An explanatory temple list known from Neo-Babylonian Sippar, arranged according to a geographic principle, states that a temple of Bizilla existed in Ḫursaĝkalama. A sanctuary of Bizilla, E-duršuanna (possibly "house, bond of lofty strength"), is also known from a single Neo-Babylonian document, though the restoration of the name is not fully certain, and no location is given. Andrew R. George tentatively proposes identifying it with the nameless temple located in Ḫursaĝkalama, as no other names of houses of worship dedicated to Bizilla are known. A festival held in Babylon in honor of Gula involved Bizila, as well as Ninlil (who alongside her presumed sukkal acted as a divine representative of Kish), Belet Eanna (Inanna of Uruk), Belet Ninua ("Lady of Nineveh") and the deity ^{d}KAŠ.TIN.NAM, possibly to be identified as a late form of the beer goddess Ninkasi.

According to the Assyrian Tākultu ritual text, Bizilla, as well as Nanaya and Kanisurra, were worshiped in Bīt-Bēlti.

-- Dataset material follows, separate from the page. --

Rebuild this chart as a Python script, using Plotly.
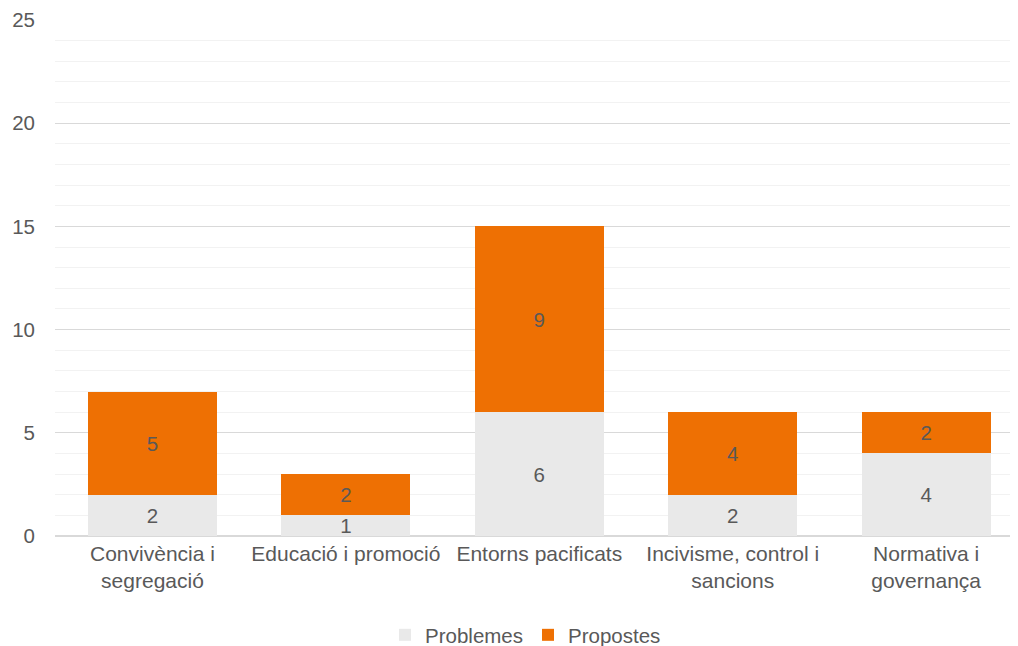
import plotly.graph_objects as go

categories = ["Convivència i<br>segregació", "Educació i promoció", "Entorns pacificats",
              "Incivisme, control i<br>sancions", "Normativa i<br>governança"]
problemes = [2, 1, 6, 2, 4]
propostes = [5, 2, 9, 4, 2]

font = "Liberation Sans, Arial, sans-serif"
txt = "#595959"
fs = 20.5

# the page body has an 8px default margin; compensate so the plot lands where the reference has it
W, H = 1010, 638

fig = go.Figure()
fig.add_trace(go.Bar(name="Problemes", x=categories, y=problemes, marker_color="#e9e9e9",
                     text=problemes, textposition="inside", insidetextanchor="middle",
                     textangle=0, constraintext="none",
                     textfont=dict(size=fs, color=txt, family=font), marker_line_width=0))
fig.add_trace(go.Bar(name="Propostes", x=categories, y=propostes, marker_color="#ee7003",
                     text=propostes, textposition="inside", insidetextanchor="middle",
                     textangle=0, constraintext="none",
                     textfont=dict(size=fs, color=txt, family=font), marker_line_width=0))

fig.update_layout(
    barmode="stack", bargap=0.333,
    width=W, height=H,
    margin=dict(l=47, r=0, t=12, b=110, autoexpand=False),
    plot_bgcolor="white", paper_bgcolor="white",
    font=dict(family=font, size=fs, color=txt),
    legend=dict(orientation="h", x=0.4886, xanchor="center", yref="container", y=11 / H, yanchor="middle",
                font=dict(size=fs, color=txt), itemsizing="constant", traceorder="normal",
                itemwidth=30, tracegroupgap=0),
    uniformtext=dict(mode="show", minsize=fs),
)
fig.update_yaxes(range=[0, 25], dtick=5, showgrid=True, gridcolor="#d9d9d9", gridwidth=1,
                 zeroline=True, zerolinecolor="#d9d9d9", zerolinewidth=2,
                 tickfont=dict(size=fs, color=txt), ticks="", ticklabelstandoff=19, automargin=False,
                 minor=dict(dtick=1, showgrid=True, gridcolor="#f2f2f2", gridwidth=1))
fig.update_xaxes(showgrid=False, tickfont=dict(size=21, color=txt), ticks="", showline=False,
                 automargin=False, ticklabelstandoff=3, range=[-0.504, 4.475])

fig.write_html("out.html")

An Akkadian incantation known from a copy from Ugarit invokes Bizila alongside Gula and refers to her as "lady of relief," be-let tap-ši-iḫ-ti.

^{d}TAG.NUN, according to Joan Goodnick Westenholz possibly connected with Bizilla, had a temple in Umma in the Early Dynastic period, built by king Il. Ninzizli, also linked with Bizilla and Nanaya by Westenholz, is attested in the name of a gate of the temple precinct of Eanna in a document from Neo-Babylonian Uruk.